Do I need vintage gear to make proto-prog sound authentic
No. You can get convincing textures with modern plugins that emulate Mellotron, Hammond organs, and tape saturation. The real secret is playing and arranging in a way that invites imperfection. Human timing, inconsistent tape wobble, and room sound matter more than owning a specific piece of gear.
How do I make odd meters feel natural
Anchor the meter with a repeating motif. Let the bass and drums lock a simple pattern. Use short, repetitive motives so the listener has a reference. When you shift to a different meter, keep a melodic fragment so it feels like the same story with a new scene.
Can proto-prog have pop choruses
Yes. A strong chorus can be both catchy and modal. Switching to a simpler meter like 4/4 for the chorus is a common trick. Keep the chorus short and memorable. Use repetition with one small lyrical twist on the final pass.
How long should a proto-prog song be
There is no rule. Many proto-prog songs span three to six minutes. If the narrative or arrangement justifies longer length, go for it. The priority is purposeful movement. If the song repeats without adding new information, consider trimming.
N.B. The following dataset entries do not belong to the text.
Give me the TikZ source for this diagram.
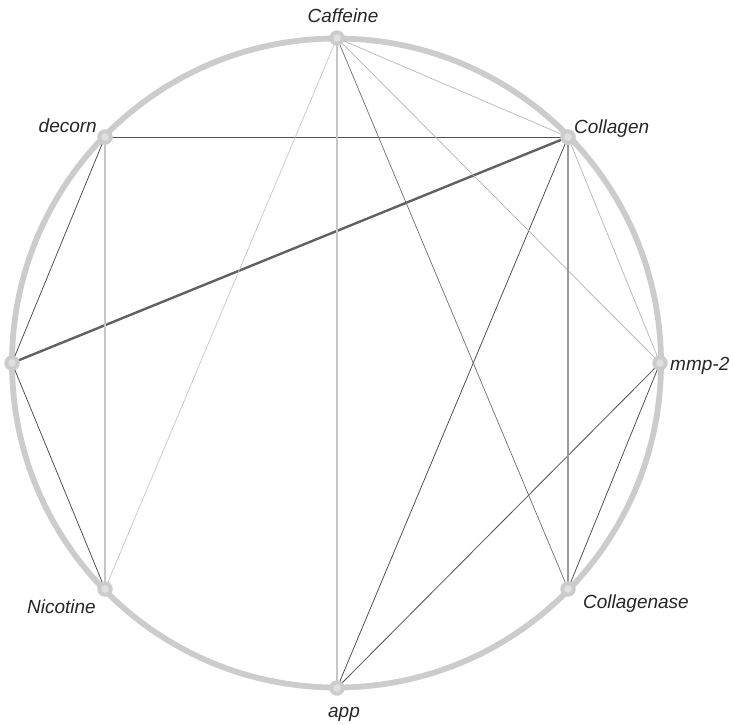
\documentclass[tikz,border=0pt]{standalone}
\usepackage{fontspec}
\setmainfont{Liberation Sans}
\pgfdeclarelayer{bg}
\pgfdeclarelayer{ringlayer}
\pgfsetlayers{ringlayer,bg,main}
\definecolor{ringgray}{HTML}{CCCCCC}
\definecolor{innergray}{HTML}{E0E0E0}
\definecolor{darkedge}{HTML}{505050}
\definecolor{lightedge}{HTML}{B4B4B4}
\definecolor{midedge}{HTML}{9A9A9A}
\definecolor{pale}{HTML}{C6C6C6}
\tikzset{
  dot/.style={circle, fill=ringgray, minimum size=15.5pt, inner sep=0pt,
    path picture={\fill[innergray] (path picture bounding box.center) circle (3.8pt);}},
  lab/.style={font=\fontsize{19}{22}\selectfont\itshape, inner sep=0pt, text=black!85},
  dark/.style={draw=darkedge, line width=0.8pt},
  thick edge/.style={draw=darkedge!90, line width=2.4pt},
  light/.style={draw=lightedge, line width=0.7pt},
  lighter/.style={draw=pale, line width=0.7pt},
  vert/.style={draw=pale, line width=1.3pt},
  midv/.style={draw=midedge, line width=1.4pt},
  medium/.style={draw=black!55, line width=0.75pt},
}
\begin{document}
\begin{tikzpicture}[x=1pt,y=-1pt]
\useasboundingbox (0,0) rectangle (733,724);
\coordinate (ctr) at (336.5,363);
\node[dot] (caf) at (337,38) {};
\node[dot] (col) at (568,137) {};
\node[dot] (dec) at (105,137) {};
\node[dot] (lft) at (12,363) {};
\node[dot] (mmp) at (660,363) {};
\node[dot] (nic) at (105,589) {};
\node[dot] (cse) at (568,589) {};
\node[dot] (app) at (337,688) {};
\begin{pgfonlayer}{ringlayer}
\draw[ringgray, line width=5.8pt] (ctr) circle (324.5);
\end{pgfonlayer}
\begin{pgfonlayer}{bg}
\draw[thick edge] (lft.center) -- (col.center);
\draw[dark] (dec.center) -- (col.center);
\draw[dark] (dec.center) -- (lft.center);
\draw[dark] (lft.center) -- (nic.center);
\draw[dark] (col.center) -- (app.center);
\draw[dark] (mmp.center) -- (app.center);
\draw[dark] (mmp.center) -- (cse.center);
\draw[medium] (caf.center) -- (cse.center);
\draw[light] (caf.center) -- (col.center);
\draw[light] (caf.center) -- (mmp.center);
\draw[light] (col.center) -- (mmp.center);
\draw[lighter] (caf.center) -- (nic.center);
\draw[vert] (caf.center) -- (app.center);
\draw[vert] (dec.center) -- (nic.center);
\draw[midv] (col.center) -- (cse.center);
\end{pgfonlayer}
\node[lab, anchor=base] (lcaf) at (343,22) {Caffeine};
\node[lab, anchor=base west] (lcol) at (574,133) {Collagen};
\node[lab, anchor=base east] (ldec) at (97,132) {decorn};
\node[lab, anchor=base west] (lmmp) at (670,370) {mmp-2};
\node[lab, anchor=base east] (lnic) at (96,613) {Nicotine};
\node[lab, anchor=base west] (lcse) at (583,608) {Collagenase};
\node[lab, anchor=base] (lapp) at (344,717) {app};
\end{tikzpicture}
\end{document}
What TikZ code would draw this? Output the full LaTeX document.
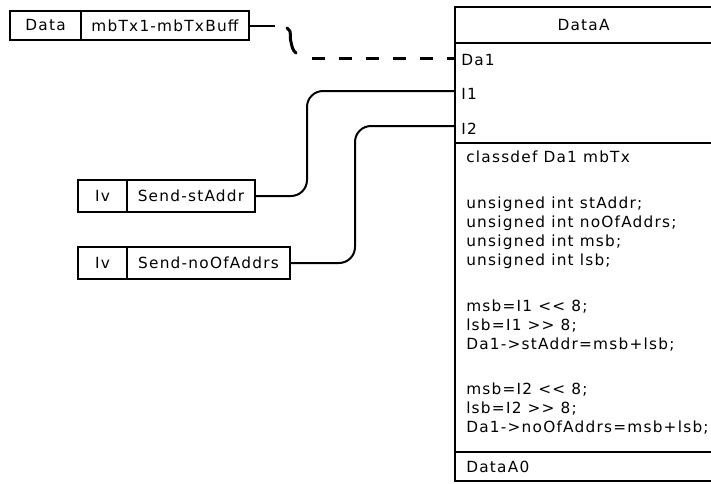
\documentclass[tikz,border=0pt]{standalone}
\usepackage{fontspec}
\setmainfont{DejaVu Sans}[LetterSpace=8]
\usetikzlibrary{positioning}

\tikzset{
  cell/.style={draw, line width=1.5pt, anchor=north west, inner sep=0pt, outer sep=0pt, minimum height=24pt},
  port/.style={anchor=west, inner sep=0pt},
  wire/.style={line width=1.5pt, rounded corners=12pt},
}

\begin{document}
\begin{tikzpicture}[x=0.75pt, y=-0.75pt, font=\fontsize{11.5}{14.25}\selectfont]
  \clip (0,0) rectangle (711,483);
  %%%%% START %%%%%
  \node[cell, minimum width=53.25pt, minimum height=21.75pt] (data) at (10,11) {Data};
  \node[cell, minimum width=126pt, minimum height=21.75pt] (buff) at (data.north east) {mbTx1-mbTxBuff};

  \node[cell, minimum width=36.75pt] (iv1) at (78,180) {Iv};
  \node[cell, minimum width=96pt] (send1) at (iv1.north east) {Send-stAddr};

  \node[cell, minimum width=36.75pt] (iv2) at (78,247) {Iv};
  \node[cell, minimum width=122.25pt] (send2) at (iv2.north east) {Send-noOfAddrs};

  % class box
  \node[cell, minimum width=192.75pt, minimum height=27pt] (head) at (455,7) {DataA};
  \node[cell, minimum width=192.75pt, minimum height=75pt] (ports) at (head.south west) {};
  \node[cell, minimum width=192.75pt, minimum height=231.75pt] (body) at (ports.south west) {};
  \node[cell, minimum width=192.75pt, minimum height=21.75pt] (foot) at (body.south west) {};

  \coordinate (da1) at (455,58);
  \coordinate (i1) at (455,91);
  \coordinate (i2) at (455,126);
  \node[port] (da1lbl) at (461,60) {Da1};
  \node[port] (i1lbl) at (461,94) {I1};
  \node[port] (i2lbl) at (461,129) {I2};

  \node[anchor=north west, align=left, inner sep=0pt] (code) at (466,151) {classdef Da1 mbTx\\[20pt]
    unsigned int stAddr;\\
    unsigned int noOfAddrs;\\
    unsigned int msb;\\
    unsigned int lsb;\\[20pt]
    msb=I1 <{}< 8;\\
    lsb=I1 >{}> 8;\\
    Da1->stAddr=msb+lsb;\\[20pt]
    msb=I2 <{}< 8;\\
    lsb=I2 >{}> 8;\\
    Da1->noOfAddrs=msb+lsb;};
  \node[port] (footlbl) at (466,467) {DataA0};

  % links
  \coordinate (brk) at (312,58);
  \draw[line width=1.5pt] (buff.east) -- ++(26,0);
  \draw[line width=2.25pt, line cap=round] (287,28) .. controls (293,31) and (289,39) .. (291,42) .. controls (292,47) and (293,51) .. (296,53);
  \draw[line width=2.25pt, dash pattern=on 9.75pt off 10.5pt] (brk) -- (da1);
  \draw[wire] (send1.east) -- ++(52,0) |- (i1);
  \draw[wire] (send2.east) -- ++(65,0) |- (i2);
  %%%%% END %%%%%
\end{tikzpicture}
\end{document}
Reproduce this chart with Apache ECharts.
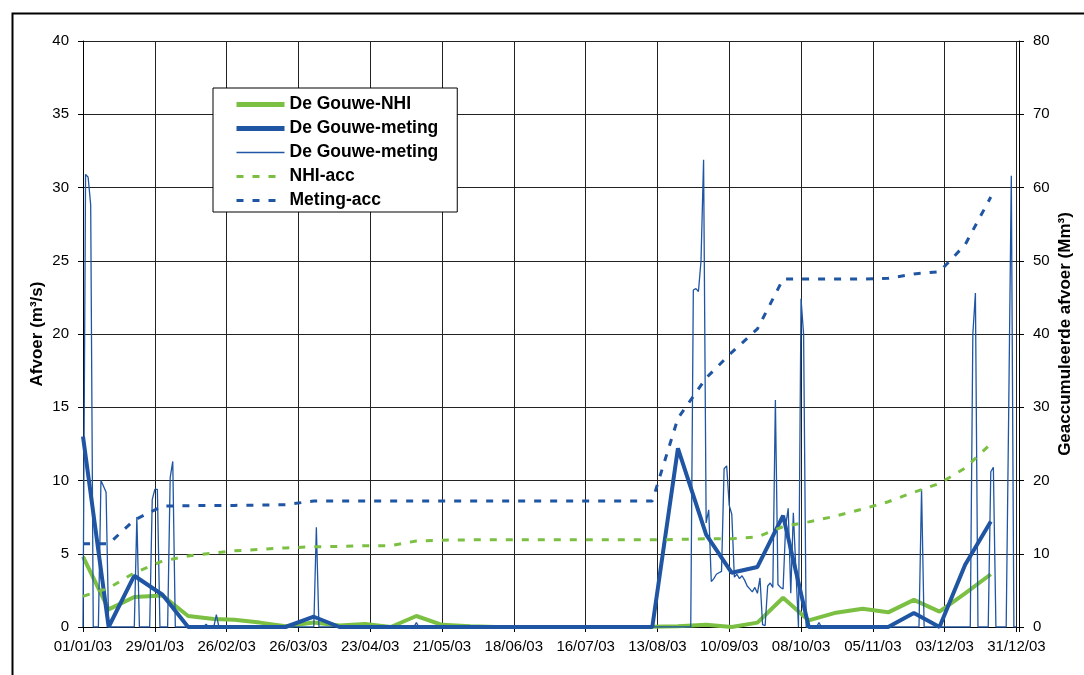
<!DOCTYPE html>
<html>
<head>
<meta charset="utf-8">
<script src="https://cdn.jsdelivr.net/npm/echarts@6/dist/echarts.min.js"></script>
<style>
  html, body { margin: 0; padding: 0; background: #ffffff; }
  #chart { width: 1084px; height: 675px; }
</style>
</head>
<body>
<div id="chart"></div>
<script>
// Decade start dates (1st, 11th, 21st of each month, 2003)
const decadeDates = [
  '01-01','01-11','01-21','02-01','02-11','02-21','03-01','03-11','03-21',
  '04-01','04-11','04-21','05-01','05-11','05-21','06-01','06-11','06-21',
  '07-01','07-11','07-21','08-01','08-11','08-21','09-01','09-11','09-21',
  '10-01','10-11','10-21','11-01','11-11','11-21','12-01','12-11','12-21'
];

// Decade mean discharge, model (m3/s)
const nhiDecade = [
  4.8, 1.2, 2.05, 2.15, 0.75, 0.55, 0.5, 0.3, 0.05,
  0.3, 0.1, 0.2, 0.0, 0.75, 0.15, 0.05, 0, 0,
  0, 0, 0, 0, 0.02, 0.05, 0.15, 0.0, 0.3,
  2.0, 0.45, 0.95, 1.25, 1.0, 1.85, 1.05, 2.3, 3.6
];

// Decade mean discharge, measured (m3/s)
const metingDecade = [
  13.0, 0, 3.5, 2.2, 0, 0, 0, 0, 0,
  0.7, 0, 0, 0, 0, 0, 0, 0, 0,
  0, 0, 0, 0, 0, 12.2, 6.3, 3.7, 4.1,
  7.6, 0, 0, 0, 0, 0.95, 0, 4.25, 7.2
];

// Accumulated discharge, model (Mm3)
const nhiAcc = [
  4.2, 5.3, 7.4, 9.0, 9.7, 10.1, 10.4, 10.6, 10.8,
  10.95, 11.0, 11.1, 11.1, 11.75, 11.85, 11.9, 11.9, 11.9,
  11.9, 11.9, 11.9, 11.9, 11.9, 11.95, 12.05, 12.05, 12.3,
  13.7, 14.35, 15.1, 16.1, 17.1, 18.4, 19.6, 21.7, 25.0
];

// Accumulated discharge, measured (Mm3)
const metingAcc = [
  11.35, 11.35, 14.6, 16.5, 16.55, 16.6, 16.6, 16.65, 16.7,
  17.2, 17.2, 17.2, 17.2, 17.2, 17.2, 17.2, 17.2, 17.2,
  17.2, 17.2, 17.2, 17.2, 17.2, 28.5, 34.0, 37.5, 40.7,
  47.5, 47.5, 47.5, 47.5, 47.6, 48.2, 48.5, 52.2, 58.7
];

// Daily measured discharge (m3/s); dry days between listed dates are 0
const dailyDates = [
  '01-01','01-02','01-03','01-04','01-05','01-07','01-08','01-09','01-10','01-11',
  '01-21','01-22','01-23','01-27','01-28','01-29','01-30','01-31',
  '02-03','02-04','02-05','02-06','02-17','02-18','02-19','02-21','02-22','02-23',
  '04-01','04-02','04-03','05-10','05-11','05-12',
  '08-26','08-27','08-28','08-29','08-30','08-31',
  '09-01','09-02','09-03','09-04','09-05','09-06','09-07','09-08','09-09','09-10',
  '09-11','09-12','09-13','09-14','09-15','09-16','09-17','09-18','09-19','09-20',
  '09-21','09-22','09-23','09-24','09-25','09-26','09-27','09-28','09-29','09-30',
  '10-01','10-02','10-03','10-04','10-05','10-06','10-07','10-08','10-09','10-10',
  '10-14','10-15','10-16',
  '11-23','11-24','11-25',
  '12-13','12-14','12-15','12-16','12-20','12-21','12-22','12-23',
  '12-27','12-28','12-29','12-30','12-31'
];
const dailyValues = [
  0, 30.9, 30.7, 28.8, 0, 0, 10.0, 9.6, 9.2, 0,
  0, 7.5, 0, 0, 8.7, 9.4, 9.4, 0,
  0, 10.2, 11.3, 0, 0, 0.2, 0, 0, 0.85, 0,
  0, 6.8, 0, 0, 0.3, 0,
  0, 23.0, 23.1, 22.9, 25.0, 31.9,
  7.1, 8.0, 3.1, 3.3, 3.6, 3.7, 3.8, 10.8, 11.0, 8.3,
  7.7, 3.4, 3.6, 3.3, 3.5, 3.2, 2.8, 2.6, 2.4, 2.7,
  2.3, 3.35, 0.16, 0.1, 2.8, 3.0, 2.7, 15.5, 2.9, 2.7,
  2.6, 6.9, 8.1, 2.3, 7.8, 3.9, 0, 22.4, 20.0, 0,
  0, 0.3, 0,
  0, 9.4, 0,
  0, 20.0, 22.8, 0, 0, 10.6, 10.9, 0,
  0, 15.0, 30.8, 0, 0
];

// x ticks every 28 days from 1 January
const tickStepDays = 28;
const yearStart = Date.UTC(2003, 0, 1);

function dayOfYear(md) {
  const [m, d] = md.split('-').map(Number);
  return Math.round((Date.UTC(2003, m - 1, d) - yearStart) / 86400000);
}
function pairs(dates, values) {
  return dates.map((md, i) => [dayOfYear(md), values[i]]);
}
function dayLabel(v) {
  if (v > 364) return '';
  const dt = new Date(yearStart + v * 86400000);
  const dd = String(dt.getUTCDate()).padStart(2, '0');
  const mm = String(dt.getUTCMonth() + 1).padStart(2, '0');
  return dd + '/' + mm + '/' + String(dt.getUTCFullYear()).slice(2);
}

const GREEN = '#7bc043';
const BLUE = '#1f55a3';
const FONT = 'Liberation Sans, Arial, sans-serif';
const DASH = [7, 9];

const legendText = {
  nhi: 'De Gouwe-NHI',
  metingDec: 'De Gouwe-meting',
  metingDag: 'De Gouwe-meting',
  nhiAcc: 'NHI-acc',
  metingAcc: 'Meting-acc'
};

const chart = echarts.init(document.getElementById('chart'), null, { renderer: 'canvas' });

const gridLine = { show: true, lineStyle: { color: '#222', width: 1 } };
const tickLabel = { color: '#000', fontFamily: FONT, fontSize: 15 };
const axisTitle = { fontFamily: FONT, fontSize: 17, fontWeight: 'bold', color: '#000' };

chart.setOption({
  animation: false,
  backgroundColor: '#ffffff',
  graphic: [{
    type: 'rect',
    left: 10, top: 11,
    shape: { x: 0, y: 0, width: 1200, height: 800 },
    style: { fill: null, stroke: '#000', lineWidth: 2 },
    silent: true, z: -1
  }],
  grid: { left: 83, right: 65, top: 41, bottom: 48, containLabel: false },
  legend: {
    orient: 'vertical',
    left: 213, top: 88,
    padding: [6, 19, 1, 21],
    itemWidth: 48, itemHeight: 14, itemGap: 3,
    backgroundColor: '#ffffff',
    borderColor: '#000', borderWidth: 1,
    itemStyle: { opacity: 0 },
    formatter: name => legendText[name],
    textStyle: { fontFamily: FONT, fontSize: 17.5, fontWeight: 'bold', color: '#000', lineHeight: 21 },
    data: [
      { name: 'nhi', lineStyle: { width: 5 } },
      { name: 'metingDec', lineStyle: { width: 5 } },
      { name: 'metingDag', lineStyle: { width: 1.5 } },
      { name: 'nhiAcc', lineStyle: { width: 3, type: DASH } },
      { name: 'metingAcc', lineStyle: { width: 3, type: DASH } }
    ]
  },
  xAxis: {
    type: 'value',
    min: 0, max: 365, interval: tickStepDays,
    axisLine: { show: true, onZero: false, lineStyle: { color: '#000', width: 1 } },
    axisTick: { show: true, length: 5, lineStyle: { color: '#000' } },
    axisLabel: Object.assign({ formatter: dayLabel, margin: 12 }, tickLabel),
    splitLine: gridLine
  },
  yAxis: [{
    type: 'value',
    min: 0, max: 40, interval: 5,
    name: 'Afvoer (m³/s)',
    nameLocation: 'middle', nameRotate: 90, nameGap: 37,
    nameMoveOverlap: false,
    nameTextStyle: axisTitle,
    axisLine: { show: true, lineStyle: { color: '#000', width: 1 } },
    axisTick: { show: true, length: 5, lineStyle: { color: '#000' } },
    axisLabel: Object.assign({ margin: 14 }, tickLabel),
    splitLine: gridLine
  }, {
    type: 'value',
    min: 0, max: 80, interval: 10,
    position: 'right',
    name: 'Geaccumuleerde afvoer (Mm³)',
    nameLocation: 'middle', nameRotate: 90, nameGap: 38,
    nameMoveOverlap: false,
    nameTextStyle: axisTitle,
    axisLine: { show: true, lineStyle: { color: '#000', width: 1 } },
    axisTick: { show: true, length: 5, lineStyle: { color: '#000' } },
    axisLabel: Object.assign({ margin: 14 }, tickLabel),
    splitLine: { show: false }
  }],
  series: [{
    name: 'nhi', type: 'line', yAxisIndex: 0,
    data: pairs(decadeDates, nhiDecade),
    symbol: 'none', color: GREEN,
    lineStyle: { color: GREEN, width: 4 }
  }, {
    name: 'metingDec', type: 'line', yAxisIndex: 0,
    data: pairs(decadeDates, metingDecade),
    symbol: 'none', color: BLUE,
    lineStyle: { color: BLUE, width: 4 }
  }, {
    name: 'metingDag', type: 'line', yAxisIndex: 0,
    data: pairs(dailyDates, dailyValues),
    symbol: 'none', color: BLUE,
    lineStyle: { color: BLUE, width: 1.3 }
  }, {
    name: 'nhiAcc', type: 'line', yAxisIndex: 1,
    data: pairs(decadeDates, nhiAcc),
    symbol: 'none', color: GREEN,
    lineStyle: { color: GREEN, width: 3, type: DASH }
  }, {
    name: 'metingAcc', type: 'line', yAxisIndex: 1,
    data: pairs(decadeDates, metingAcc),
    symbol: 'none', color: BLUE,
    lineStyle: { color: BLUE, width: 3, type: DASH }
  }]
});
</script>
</body>
</html>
What lyrical topics fit proto-prog
Myth, existential questions, surreal domestic scenes, and science fiction imagery work well. Mix a small concrete detail with a larger mythic idea. That contrast keeps the lyrics relatable and evocative.
How can I start writing a proto-prog song right now
Hum a two bar motif on the bus ride home. Pick a mode like Dorian. Try the verse in 5/4. Write one line that will be your title. Build the first verse around concrete images. Add an organ pad and record a rough demo on your phone. You just started a proto-prog song.